Step 5 — Reassess and Increase Gradually: Every 6–12 months, review your budget. When income rises or debt falls, increase your pay-yourself-first percentage. Even a 1% incremental increase compounds meaningfully over time.
Example 1 — Entry Level: Someone earning $3,000 net monthly starts with 5% saved automatically ($150). That money goes into a high-yield savings account for the emergency fund. After six months they have $900; after a year, $1,800. Consistent, automatic action creates momentum.
Example 2 — Growth Focused: A household aiming for rapid progress saves 15% of $6,000 net monthly ($900). They automate $300 to an emergency fund, $300 to retirement, and $300 to a house down payment account. Allocation is explicit and steady.
There is no single perfect allocation, but pragmatic targets help. A starter framework might be: 10% to emergency and sinking funds until you reach 3 months of expenses, 10% to retirement, and 5% to short-term goals. Adjust these based on age, debt load, and timelines.
If you have variable income, make the first transfer after receiving each payment. Use a percentage-based rule rather than a fixed dollar amount. Maintain a buffer checking balance to smooth cash flow and avoid overdrafts when automated transfers hit on low-income months.
Pitfall — Treating Automation As Set-and-Forget Without Review: Automation is powerful, but periodic reviews ensure allocations still match your goals. Schedule a quarterly check-in to adjust percentages and accounts.
Pitfall — Overcommitting Early: Setting unreachable savings obligations leads to skipped transfers or bounced payments. Start small and scale up gradually.
Pitfall — Keeping All Money in One Account: Mixing all funds increases temptation.
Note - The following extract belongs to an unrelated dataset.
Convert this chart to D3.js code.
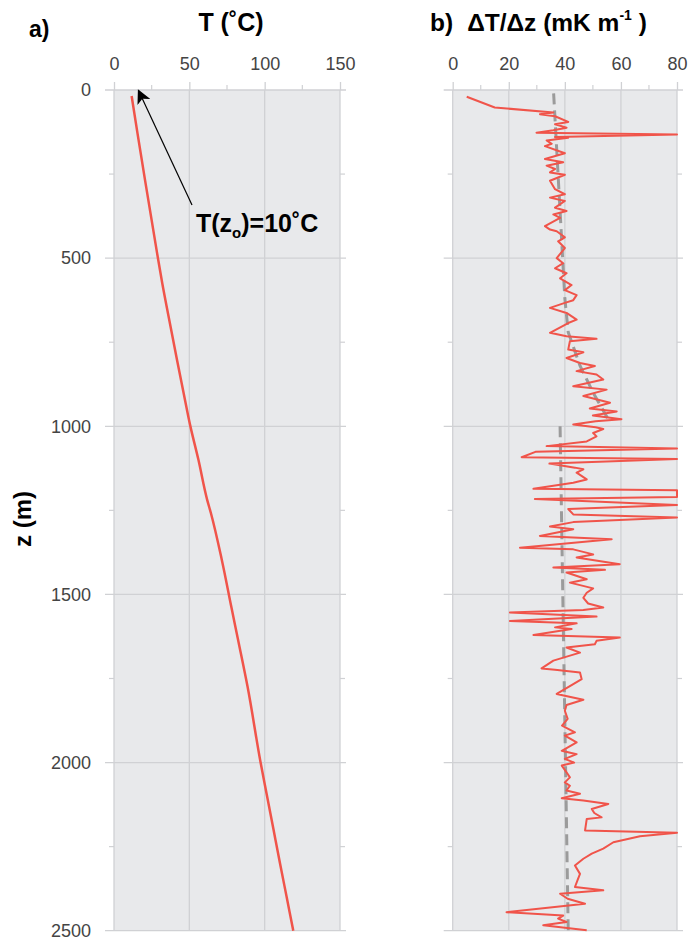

Use separate accounts or subaccounts to maintain clarity on purpose.
Most banks and online financial platforms let you schedule recurring transfers and open multiple savings buckets. Consider a high-yield savings account for emergency funds and tax-advantaged accounts like an IRA or 401(k) for retirement. Many budgeting apps support rules that automatically move funds to virtual envelopes to mirror the pay-yourself-first approach.
Paying yourself first creates compounding advantages. Regular contributions to retirement accounts capture market growth. Consistent emergency funds reduce the need for high-interest debt during unexpected events. Over time, disciplined savings increase optionality, enabling career choices, entrepreneurship, or early retirement.
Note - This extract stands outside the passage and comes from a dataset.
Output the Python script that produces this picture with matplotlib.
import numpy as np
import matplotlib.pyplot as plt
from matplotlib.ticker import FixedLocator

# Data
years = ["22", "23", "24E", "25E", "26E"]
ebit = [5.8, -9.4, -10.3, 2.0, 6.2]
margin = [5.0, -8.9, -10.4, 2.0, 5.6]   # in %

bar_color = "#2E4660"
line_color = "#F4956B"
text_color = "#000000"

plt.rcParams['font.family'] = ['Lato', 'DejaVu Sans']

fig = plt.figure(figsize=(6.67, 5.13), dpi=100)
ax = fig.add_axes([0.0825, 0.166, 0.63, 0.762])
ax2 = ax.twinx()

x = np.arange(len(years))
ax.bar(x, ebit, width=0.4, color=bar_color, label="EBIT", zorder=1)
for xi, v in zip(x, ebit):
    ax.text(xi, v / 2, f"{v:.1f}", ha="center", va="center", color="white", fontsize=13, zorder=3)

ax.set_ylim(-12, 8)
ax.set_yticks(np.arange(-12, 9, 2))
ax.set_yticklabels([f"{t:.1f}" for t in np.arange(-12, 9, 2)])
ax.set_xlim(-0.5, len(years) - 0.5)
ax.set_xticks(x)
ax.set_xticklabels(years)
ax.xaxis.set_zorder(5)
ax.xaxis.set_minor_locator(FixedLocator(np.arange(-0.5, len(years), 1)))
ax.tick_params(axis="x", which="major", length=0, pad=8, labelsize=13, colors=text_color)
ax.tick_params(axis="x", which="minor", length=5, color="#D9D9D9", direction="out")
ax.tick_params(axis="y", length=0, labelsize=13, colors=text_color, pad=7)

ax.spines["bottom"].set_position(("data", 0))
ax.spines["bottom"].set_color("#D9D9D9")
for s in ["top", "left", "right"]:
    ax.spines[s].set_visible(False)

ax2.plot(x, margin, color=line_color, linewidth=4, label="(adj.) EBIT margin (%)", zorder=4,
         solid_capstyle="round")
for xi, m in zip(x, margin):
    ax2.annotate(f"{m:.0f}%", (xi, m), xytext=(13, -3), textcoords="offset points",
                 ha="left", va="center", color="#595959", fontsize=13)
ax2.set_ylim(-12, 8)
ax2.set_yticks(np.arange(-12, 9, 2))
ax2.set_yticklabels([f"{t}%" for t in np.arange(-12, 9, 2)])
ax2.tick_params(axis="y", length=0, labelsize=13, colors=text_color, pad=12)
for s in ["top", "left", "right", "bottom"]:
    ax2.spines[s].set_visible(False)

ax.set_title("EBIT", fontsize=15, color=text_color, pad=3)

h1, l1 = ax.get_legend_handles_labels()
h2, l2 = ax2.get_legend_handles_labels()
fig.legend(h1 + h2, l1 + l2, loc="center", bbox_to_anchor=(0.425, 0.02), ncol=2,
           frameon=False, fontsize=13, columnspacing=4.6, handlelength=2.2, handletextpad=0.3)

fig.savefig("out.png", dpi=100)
Success is measured by progress toward concrete milestones: an emergency fund of 3–6 months, elimination of high-interest debt, meeting retirement contribution targets, and completion of specific savings goals. Track monthly savings rate as a key metric. If your savings rate trends upward, the method is working.
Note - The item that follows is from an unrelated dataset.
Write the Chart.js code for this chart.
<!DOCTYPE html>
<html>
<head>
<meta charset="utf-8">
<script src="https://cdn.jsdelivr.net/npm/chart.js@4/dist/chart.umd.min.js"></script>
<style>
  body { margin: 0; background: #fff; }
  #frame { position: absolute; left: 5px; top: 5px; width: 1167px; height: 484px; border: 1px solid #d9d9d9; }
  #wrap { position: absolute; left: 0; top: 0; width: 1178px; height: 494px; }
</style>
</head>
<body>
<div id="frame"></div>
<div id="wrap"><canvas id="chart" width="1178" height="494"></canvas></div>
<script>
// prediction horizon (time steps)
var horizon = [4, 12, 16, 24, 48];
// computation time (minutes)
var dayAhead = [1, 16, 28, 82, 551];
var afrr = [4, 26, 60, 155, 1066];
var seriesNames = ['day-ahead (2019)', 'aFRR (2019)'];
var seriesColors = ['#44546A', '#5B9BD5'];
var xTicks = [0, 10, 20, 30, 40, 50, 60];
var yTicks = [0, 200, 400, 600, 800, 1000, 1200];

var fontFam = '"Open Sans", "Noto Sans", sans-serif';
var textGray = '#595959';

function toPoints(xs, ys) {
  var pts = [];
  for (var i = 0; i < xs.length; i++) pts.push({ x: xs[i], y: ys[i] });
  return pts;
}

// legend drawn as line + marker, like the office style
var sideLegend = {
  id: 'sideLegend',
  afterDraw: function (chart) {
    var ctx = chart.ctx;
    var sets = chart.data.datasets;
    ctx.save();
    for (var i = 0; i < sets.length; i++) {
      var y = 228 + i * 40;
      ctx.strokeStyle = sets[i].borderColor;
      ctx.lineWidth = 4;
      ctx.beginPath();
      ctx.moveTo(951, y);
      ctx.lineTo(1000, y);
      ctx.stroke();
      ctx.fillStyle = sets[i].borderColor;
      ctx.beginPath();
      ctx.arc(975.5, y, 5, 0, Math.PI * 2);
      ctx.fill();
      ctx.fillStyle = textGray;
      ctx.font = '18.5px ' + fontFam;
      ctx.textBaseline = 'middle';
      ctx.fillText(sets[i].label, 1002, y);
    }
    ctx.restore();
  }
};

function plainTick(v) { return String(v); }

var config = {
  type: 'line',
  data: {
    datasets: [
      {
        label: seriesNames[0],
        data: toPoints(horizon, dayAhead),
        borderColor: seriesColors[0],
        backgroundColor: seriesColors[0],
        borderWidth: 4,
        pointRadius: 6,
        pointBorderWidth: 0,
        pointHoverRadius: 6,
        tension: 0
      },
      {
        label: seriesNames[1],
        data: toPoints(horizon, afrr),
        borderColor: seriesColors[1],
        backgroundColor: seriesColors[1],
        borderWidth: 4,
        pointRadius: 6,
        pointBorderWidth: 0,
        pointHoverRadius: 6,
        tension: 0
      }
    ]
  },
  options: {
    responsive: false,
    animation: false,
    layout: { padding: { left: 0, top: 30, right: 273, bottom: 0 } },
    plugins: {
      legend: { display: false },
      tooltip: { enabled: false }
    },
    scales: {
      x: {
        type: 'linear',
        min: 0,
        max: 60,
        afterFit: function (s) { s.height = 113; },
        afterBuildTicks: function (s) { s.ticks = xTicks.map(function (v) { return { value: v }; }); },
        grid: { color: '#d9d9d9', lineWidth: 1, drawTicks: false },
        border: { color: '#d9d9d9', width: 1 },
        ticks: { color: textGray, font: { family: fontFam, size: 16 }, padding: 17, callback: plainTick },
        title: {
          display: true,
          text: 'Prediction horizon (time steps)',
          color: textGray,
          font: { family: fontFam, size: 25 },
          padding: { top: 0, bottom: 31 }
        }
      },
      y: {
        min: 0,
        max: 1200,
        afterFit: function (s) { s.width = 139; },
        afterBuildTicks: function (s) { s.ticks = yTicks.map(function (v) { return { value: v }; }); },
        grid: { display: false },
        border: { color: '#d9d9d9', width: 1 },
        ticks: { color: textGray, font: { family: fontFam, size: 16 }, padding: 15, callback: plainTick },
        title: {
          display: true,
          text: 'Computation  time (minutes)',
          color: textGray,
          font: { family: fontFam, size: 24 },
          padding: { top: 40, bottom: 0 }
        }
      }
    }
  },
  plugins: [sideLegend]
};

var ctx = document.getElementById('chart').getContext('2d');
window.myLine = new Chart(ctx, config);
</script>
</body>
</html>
Decide on a starting percentage, set an automated transfer schedule immediately after income posts, split funds into accounts by purpose, schedule quarterly reviews to raise the rate as feasible, and protect your emergency fund from non-emergency spending.
The Pay Yourself First method is less about rigid rules and more about a mindset shift: you deserve financial security and should make saving the first financial priority. With automation, clear priorities, and small, consistent increases over time, ordinary earners can build significant savings and move steadily toward financial freedom.
Start today by scheduling one automated transfer equal to 1–5% of your net pay and label the account 'Pay Yourself First'. Reinforce the habit and increase the amount when it stops hurting. For more detailed planning, consult a certified financial planner or explore resources from reputable financial education organizations.